■ Exercise brief ■
Where a line below holds the string "this", copy that line.

═════ Dataset content ═════

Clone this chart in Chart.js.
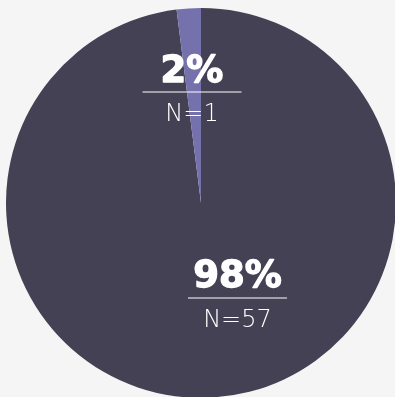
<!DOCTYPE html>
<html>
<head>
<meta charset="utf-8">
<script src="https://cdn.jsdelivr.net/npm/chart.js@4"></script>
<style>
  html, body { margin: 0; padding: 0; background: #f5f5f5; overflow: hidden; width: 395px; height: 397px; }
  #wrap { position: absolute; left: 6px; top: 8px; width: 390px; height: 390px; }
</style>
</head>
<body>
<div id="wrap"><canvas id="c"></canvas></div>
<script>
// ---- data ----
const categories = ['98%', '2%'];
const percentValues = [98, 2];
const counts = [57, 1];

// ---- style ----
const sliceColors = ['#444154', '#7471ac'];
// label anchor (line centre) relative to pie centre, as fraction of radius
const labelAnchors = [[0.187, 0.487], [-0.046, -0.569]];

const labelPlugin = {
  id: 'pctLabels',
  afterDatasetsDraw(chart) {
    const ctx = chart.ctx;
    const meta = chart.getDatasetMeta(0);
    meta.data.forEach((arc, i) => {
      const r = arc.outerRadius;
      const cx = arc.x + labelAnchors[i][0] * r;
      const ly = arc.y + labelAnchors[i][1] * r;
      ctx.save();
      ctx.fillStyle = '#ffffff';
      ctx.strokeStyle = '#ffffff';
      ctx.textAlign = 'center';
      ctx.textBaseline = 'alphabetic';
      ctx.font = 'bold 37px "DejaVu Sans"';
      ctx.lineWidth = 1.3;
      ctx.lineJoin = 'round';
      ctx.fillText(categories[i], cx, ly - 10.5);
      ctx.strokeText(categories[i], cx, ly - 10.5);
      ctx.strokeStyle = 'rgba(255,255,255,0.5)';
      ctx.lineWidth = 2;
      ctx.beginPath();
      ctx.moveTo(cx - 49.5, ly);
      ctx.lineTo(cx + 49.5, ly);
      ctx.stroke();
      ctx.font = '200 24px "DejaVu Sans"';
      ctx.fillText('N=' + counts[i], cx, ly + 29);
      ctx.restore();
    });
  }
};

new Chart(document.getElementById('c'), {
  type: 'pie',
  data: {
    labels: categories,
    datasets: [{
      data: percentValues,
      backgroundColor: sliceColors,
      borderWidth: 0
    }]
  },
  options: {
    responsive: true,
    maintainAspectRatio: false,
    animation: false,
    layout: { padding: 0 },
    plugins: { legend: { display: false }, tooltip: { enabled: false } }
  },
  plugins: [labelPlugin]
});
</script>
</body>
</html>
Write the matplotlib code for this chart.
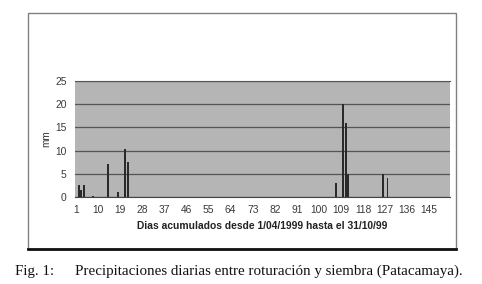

═════

■ Exercise result ■
Clone this chart in Chart.js.
Write the matplotlib code for this chart.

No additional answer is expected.